Days 31–60: Reliability and security
- Add outbox + DLQs, idempotent webhooks, per‑tenant rate limits, passkeys/SSO, least‑privilege IAM, and backups + restore tests; ship status page and incident playbooks.
Days 61–90: Scale and efficiency
- Introduce preview environments, cache/search, cost dashboards with tags and budgets, and a second region DR drill; optimize p95s, add plan‑fit cost controls, and publish a trust note (security, privacy, residency).

Best practices

Favor managed services until scale justifies owning the layer.
Keep contracts stable: OpenAPI/AsyncAPI, backward‑compatible changes, and deprecation windows.
Make every write idempotent; treat webhooks/events as product with signatures, retries, and replay tools.
Measure what users feel (SLOs) and what the business needs (unit costs); gate releases on both.
Document runbooks, SLAs, and on‑call; practice incidents before they happen.

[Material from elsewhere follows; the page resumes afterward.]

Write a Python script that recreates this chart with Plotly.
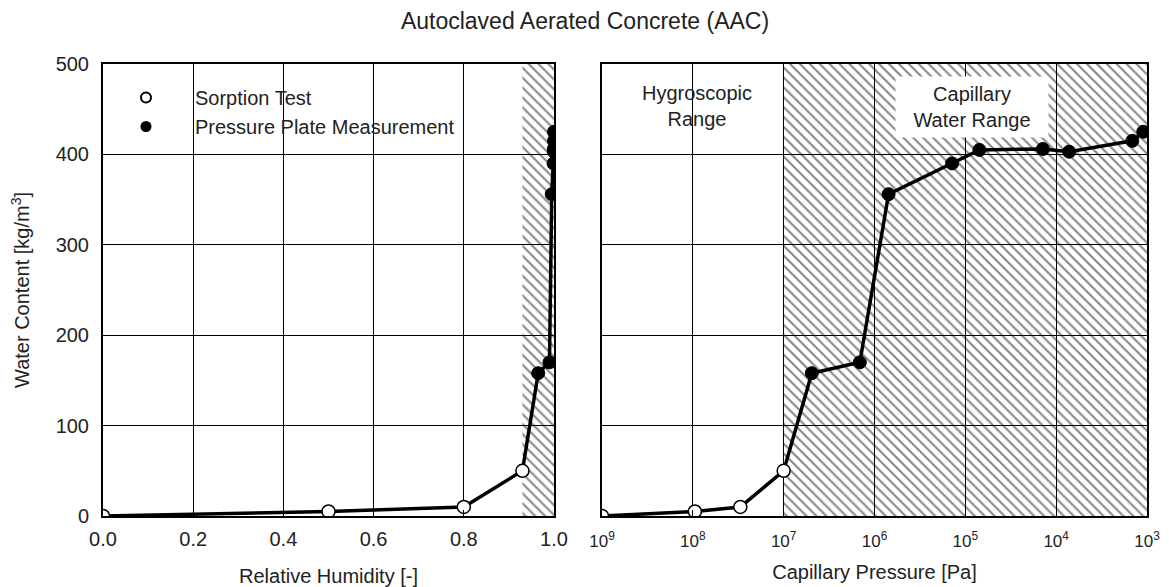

Common pitfalls (and how to avoid them)

Over‑engineering early
- Fix: start with PaaS/managed DB; add Kubernetes/multiregion when team and load demand it.
Chatty, fragile services
- Fix: adopt BFFs, caching, and async patterns; batch and paginate.
Weak multitenancy
- Fix: explicit tenant boundaries (RLS/schemas), per‑tenant limits, and strict authz at every layer.
Missing idempotency and replay
- Fix: dedupe keys, outbox pattern, and replayable consumers; reconciliation dashboards.
Security as paperwork
- Fix: zero‑trust, policy‑as‑code, evidence packs, and regular drills; expose a tenant trust center.

Executive takeaways

Cloud‑native lets startups scale product velocity, reliability, and margins by composing managed services, container runtimes, and strong automation.
Start simple but disciplined: IaC, CI/CD, SLOs, managed data + queues, and zero‑trust. Add eventing, caching/search, and DR as traction grows; consider Kubernetes when service count and traffic justify it.
Treat observability, security, and FinOps as first‑class. Measure user‑visible SLOs and unit costs to guide architecture and pricing—turning infrastructure into a compounding advantage.